Mitigating Ion Migration with an Ultrathin Self‐Assembled Ionic Insulating Layer Affords Efficient and Stable Wide‐Bandgap Inverted Perovskite Solar Cells

Abstract

AbstractWide‐bandgap perovskite solar cells (PSCs) are attracting increasing attention because they play an irreplaceable role in tandem solar cells. Nevertheless, wide‐bandgap PSCs suffer large open‐circuit voltage (VOC) loss and instability due to photoinduced halide segregation, significantly limiting their application.

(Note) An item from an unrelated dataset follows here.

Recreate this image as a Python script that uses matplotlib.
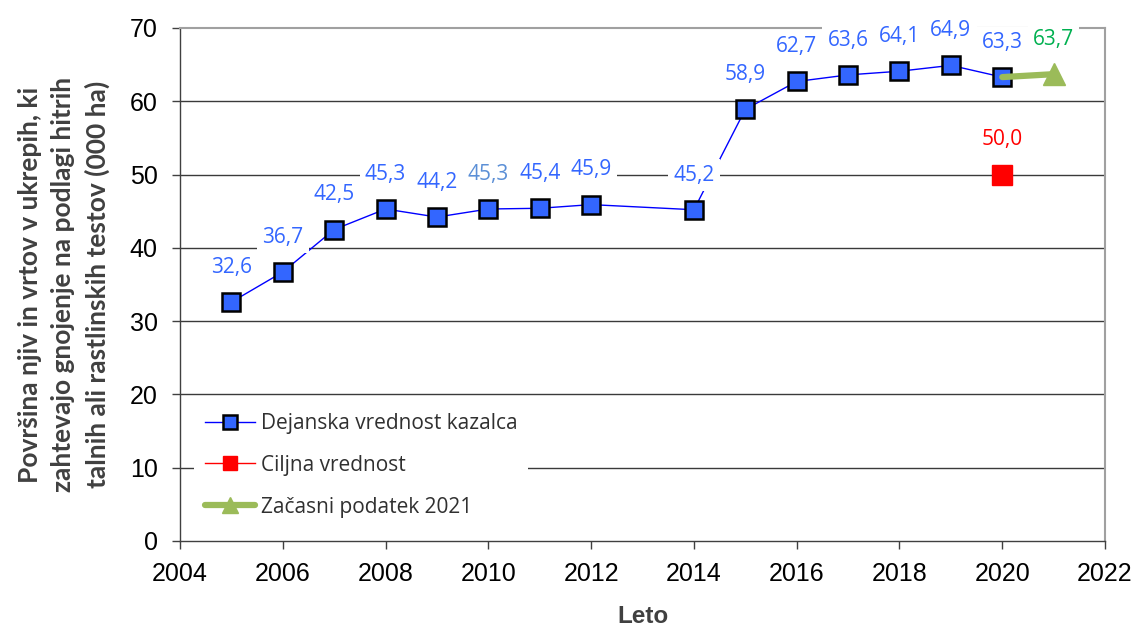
import matplotlib
matplotlib.use("Agg")
import matplotlib.pyplot as plt

years = [2005, 2006, 2007, 2008, 2009, 2010, 2011, 2012, 2014, 2015, 2016, 2017, 2018, 2019, 2020]
values = [32.6, 36.7, 42.5, 45.3, 44.2, 45.3, 45.4, 45.9, 45.2, 58.9, 62.7, 63.6, 64.1, 64.9, 63.3]
target_years = [2020]
target_values = [50.0]
prov_years = [2020, 2021]
prov_values = [63.3, 63.7]

labels_text = ["32,6", "36,7", "42,5", "45,3", "44,2", "45,3", "45,4", "45,9", "45,2",
               "58,9", "62,7", "63,6", "64,1", "64,9", "63,3"]
label_colors = ["#3366ff"] * len(years)
label_colors[5] = "#5b8fd6"

xticks = list(range(2004, 2023, 2))
yticks = list(range(0, 71, 10))

fig = plt.figure(figsize=(11.37, 6.32), dpi=100)
ax = fig.add_axes([0.1583, 0.144, 0.8136, 0.8117])

ax.set_xlim(2004, 2022)
ax.set_ylim(0, 70)
ax.set_xticks(xticks)
ax.set_yticks(yticks)

for y in yticks[1:-1]:
    ax.axhline(y, color="#3a3a3a", lw=1.0, zorder=0)

ax.plot(years, values, color="#0000ff", lw=1.0, marker="s", markersize=13,
        markerfacecolor="#3366ff", markeredgecolor="black", markeredgewidth=1.8,
        zorder=3, label="Dejanska vrednost kazalca")
ax.plot(target_years, target_values, color="#ff0000", lw=1.0, marker="s", markersize=14,
        markerfacecolor="#ff0000", markeredgecolor="#ff0000", zorder=3,
        label="Ciljna vrednost")
ax.plot(prov_years, prov_values, color="#9bbb59", lw=4.5, solid_capstyle="round",
        zorder=4, markevery=[1], marker="^", markersize=16,
        markerfacecolor="#9bbb59", markeredgecolor="#9bbb59",
        label="Začasni podatek 2021")

lab_font = dict(family="Open Sans", fontsize=15)
bb = dict(boxstyle="square,pad=0.25", facecolor="white", edgecolor="none")
for x, v, t, c in zip(years, values, labels_text, label_colors):
    ax.annotate(t, (x, v), xytext=(0, 25), textcoords="offset points",
                ha="center", va="center", color=c, bbox=bb, zorder=5, **lab_font)
ax.annotate("50,0", (target_years[0], target_values[0]), xytext=(0, 25),
            textcoords="offset points", ha="center", va="center", color="#ff0000",
            bbox=bb, zorder=5, **lab_font)
ax.annotate("63,7", (prov_years[1], prov_values[1]), xytext=(0, 25),
            textcoords="offset points", ha="center", va="center", color="#00b050",
            bbox=bb, zorder=5, **lab_font)

for s in ["top", "right"]:
    ax.spines[s].set_color("#a0a0a0")
    ax.spines[s].set_linewidth(1.5)
for s in ["left", "bottom"]:
    ax.spines[s].set_color("#404040")
    ax.spines[s].set_linewidth(1.0)

ax.tick_params(axis="both", direction="out", length=6, width=1, color="#404040",
               labelsize=18, labelcolor="black")
ax.tick_params(axis="x", pad=9)
ax.tick_params(axis="y", pad=10)
for lab in ax.get_xticklabels() + ax.get_yticklabels():
    lab.set_family("Liberation Sans")

ax.set_xlabel("Leto", family="Liberation Sans", fontsize=17.5, fontweight="bold",
              color="#404040", labelpad=14)
ax.set_ylabel("Površina njiv in vrtov v ukrepih, ki\nzahtevajo gnojenje na podlagi hitrih\ntalnih ali rastlinskih testov (000 ha)",
              family="Lato", fontsize=19, fontweight="bold", color="#404040",
              linespacing=1.45, labelpad=14)

leg = ax.legend(loc="lower left", bbox_to_anchor=(0.004, 0.005), frameon=True,
                fancybox=False, edgecolor="none", facecolor="white", framealpha=1,
                prop=dict(family="Open Sans", size=15), handlelength=2.4,
                labelspacing=1.0, borderpad=0.5, handletextpad=0.3, markerscale=0.75)
for t in leg.get_texts():
    t.set_color("#303030")
leg.set_zorder(6)

fig.savefig("out.png", dpi=100)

Herein, a bile salt (sodium glycochenodeoxycholate, GCDC, a natural product), is used to construct an ultrathin self‐assembled ionic insulating layer firmly coating the perovskite film, which suppresses halide phase separation, reduces VOC loss, and improves device stability. As a result, 1.68 eV wide‐bandgap devices with an inverted structure deliver a VOC of 1.20 V with an efficiency of 20.38%. The unencapsulated GCDC‐treated devices are considerably more stable than the control devices, retaining 92% of their initial efficiency after 1392 h storage under ambient conditions and retaining 93% after heating at 65 °C for 1128 h in an N2 atmosphere. This strategy of mitigating ion migration via anchoring a nonconductive layer provides a simple approach to achieving efficient and stable wide‐bandgap PSCs.